Zwei Jahre nach dem grössten Schrecken, den die kantonale Handelsschule in Bellinzona TI je erlebt hat, beginnt der Prozess gegen einen ihrer früheren Schüler. Federico R.* (21) soll für den 15. Mai 2018 einen Amoklauf in seiner Schule geplant haben. Er habe mit Gewehren und Pistolen bewaffnet die Räume der dritten Klassen stürmen und so viele Mitschüler und Lehrer erschiessen wollen (BLICK berichtete).
Ab heute steht Federico R. in Lugano TI vor Gericht. Der Vorwurf: mehrfacher versuchter Mord. Der Angeklagte beteuert bis heute seine Unschuld. Für die Staatsanwaltschaft steht fest: Federico R. wollte an jenem Dienstag, den 15. Mai 2018, möglichst viele Mitschüler und Lehrer töten. Er fordert fünf Jahre Gefängnis. Drei Tage lang lässt das Gericht die Geschehnisse im Frühsommer 2018 Revue passieren.
Am Dienstagabend, den 8. Mai 2018, erhalten drei Schüler einer dritten Klasse beunruhigende Messages von Mitschüler Federico R. (21). Sie sollen nicht zur Prüfung am 15. Mai erscheinen, schreibt ihr Freund auf Snapchat. Es könnte ihnen sonst etwas Schlimmes passieren. Sie melden am Tag darauf Federicos verdächtige Warnung den Lehrern. Die Schuldirektion alarmiert die Polizei – und kann ein mögliches Blutbad verhindern.
Der Schüler ist verwirrt, als die Polizei ihn abholt
Am Donnerstag, den 10. Mai 2018 wird Federico R. verhaftet. Er ist verwirrt, als die Handschellen klicken. Der Junge wird daher in die psychiatrische Klinik nach Mendrisio TI gebracht. In seinem Zimmer finden die Beamten 17 Schusswaffen, darunter eine Kalaschnikow, und jede Menge Munition.

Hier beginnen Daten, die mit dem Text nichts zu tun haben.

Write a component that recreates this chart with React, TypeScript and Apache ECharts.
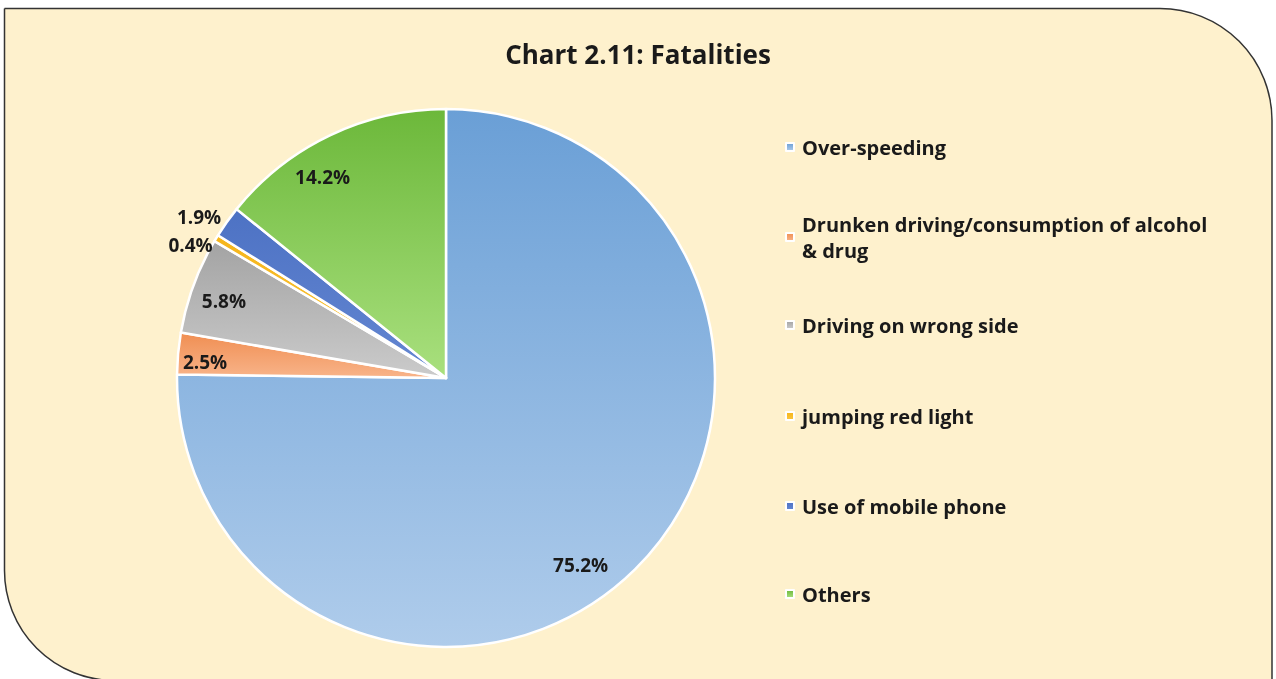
import React, { useEffect, useRef } from "react";
import * as echarts from "echarts";

const TITLE = "Chart 2.11: Fatalities";
const categories = [
  "Over-speeding",
  "Drunken driving/consumption of alcohol & drug",
  "Driving on wrong side",
  "jumping red light",
  "Use of mobile phone",
  "Others",
];
const legendLabels = [
  "Over-speeding",
  "Drunken driving/consumption of alcohol\n& drug",
  "Driving on wrong side",
  "jumping red light",
  "Use of mobile phone",
  "Others",
];
const values = [75.2, 2.5, 5.8, 0.4, 1.9, 14.2];

const App: React.FC = () => {
  const ref = useRef<HTMLDivElement>(null);

  useEffect(() => {
    if (!ref.current) return;
    const chart = echarts.init(ref.current, undefined, { renderer: "svg" });

    const colorStops: [string, string][] = [
      ["#6a9fd6", "#afcceb"],
      ["#f08e52", "#f8b48a"],
      ["#a3a3a3", "#cbcbcb"],
      ["#f5b51a", "#fbc640"],
      ["#4d72c4", "#6487d2"],
      ["#6cb83a", "#a9e07e"],
    ];
    const labelOffsets: [number, number][] = [
      [38, 89],
      [-104, -3],
      [-93, -30],
      [-138, -62],
      [-135, -81],
      [-64, -77],
    ];
    const fontFamily = "'Open Sans', 'DejaVu Sans', sans-serif";
    const legendCenters = [147, 237, 325, 416, 506, 594];
    const LH = 26;

    const legends = categories.map((name, i) => {
      const twoLine = legendLabels[i].indexOf("\n") >= 0;
      return {
        orient: "vertical",
        left: 785,
        top: legendCenters[i] - (twoLine ? LH * 1.5 : LH / 2),
        padding: 0,
        itemWidth: 8,
        itemHeight: 8,
        icon: "rect",
        selectedMode: false,
        formatter: () => legendLabels[i],
        textStyle: {
          fontFamily,
          fontWeight: "bold",
          fontSize: 20,
          color: "#1a1a1a",
          lineHeight: LH,
          padding: twoLine ? [LH, 0, 0, 3] : [0, 0, 0, 3],
        },
        data: [{ name }],
      };
    });

    chart.setOption({
      animation: false,
      backgroundColor: "transparent",
      title: {
        text: TITLE,
        left: "center",
        top: 36,
        textStyle: {
          fontFamily,
          fontWeight: "bold",
          fontSize: 26,
          color: "#1a1a1a",
        },
      },
      graphic: [
        {
          type: "rect",
          z: -10,
          silent: true,
          shape: { x: 4.5, y: 8.5, width: 1267.5, height: 672, r: [0, 112, 0, 110] },
          style: { fill: "#fef1cd", stroke: "#333333", lineWidth: 1.5 },
        },
      ],
      legend: legends,
      series: [
        {
          type: "pie",
          center: [446, 378],
          radius: [0, 269],
          startAngle: 90,
          clockwise: true,
          avoidLabelOverlap: false,
          itemStyle: { borderColor: "#ffffff", borderWidth: 2.5 },
          label: {
            show: true,
            position: "inside",
            formatter: (p: any) => p.value.toFixed(1) + "%",
            fontFamily,
            fontWeight: "bold",
            fontSize: 19,
            lineHeight: 19,
            color: "#1a1a1a",
          },
          labelLine: { show: false },
          emphasis: { disabled: true },
          data: categories.map((name, i) => ({
            name,
            value: values[i],
            itemStyle: {
              color: {
                type: "linear",
                x: 0,
                y: 0,
                x2: 0,
                y2: 1,
                colorStops: [
                  { offset: 0, color: colorStops[i][0] },
                  { offset: 1, color: colorStops[i][1] },
                ],
              },
            },
            label: { offset: labelOffsets[i] },
          })),
        },
      ],
    });

    return () => chart.dispose();
  }, []);

  return (
    <div
      ref={ref}
      style={{ position: "fixed", left: 0, top: 0, width: 1276, height: 679 }}
    />
  );
};

export default App;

Federico R. beteuert, er habe nie einen Amoklauf durchführen und nie jemanden weh tun wollen. Wie gefährlich war der Schüler tatsächlich? Das muss nun das Gericht in Lugano klären.
Er plante den Amoklauf, weil er sich selber hasste
Ein psychiatrisches Gutachten hält Federico R. für vermindert zurechnungsfähig. Er habe sich selbst zutiefst gehasst, so die Einschätzung der Expertin. Da das Gutachten bereits 2018 erstellt wurde, gab das Gericht nun ein neues in Auftrag.
Einen Grund zur Rache hatte Federico R. damals offenbar nicht. Der Tessiner sei ein guter Schüler gewesen, habe weder Probleme mit seinen Mitschülern noch mit den Lehrern gehabt, bestätigt der Direktor der kantonalen Handelsschule. «Der Schock war gross damals. So etwas hatte es an der Schule in den 120 Jahren ihres Bestehens noch nie gegeben», sagt Adriano Agustoni. «Jetzt mit dem Prozess kommt vieles wieder hoch». Man habe bei den Schülern immer auf Vertrauen gesetzt. Das habe im Mai 2018 möglicherweise Schlimmeres verhindert.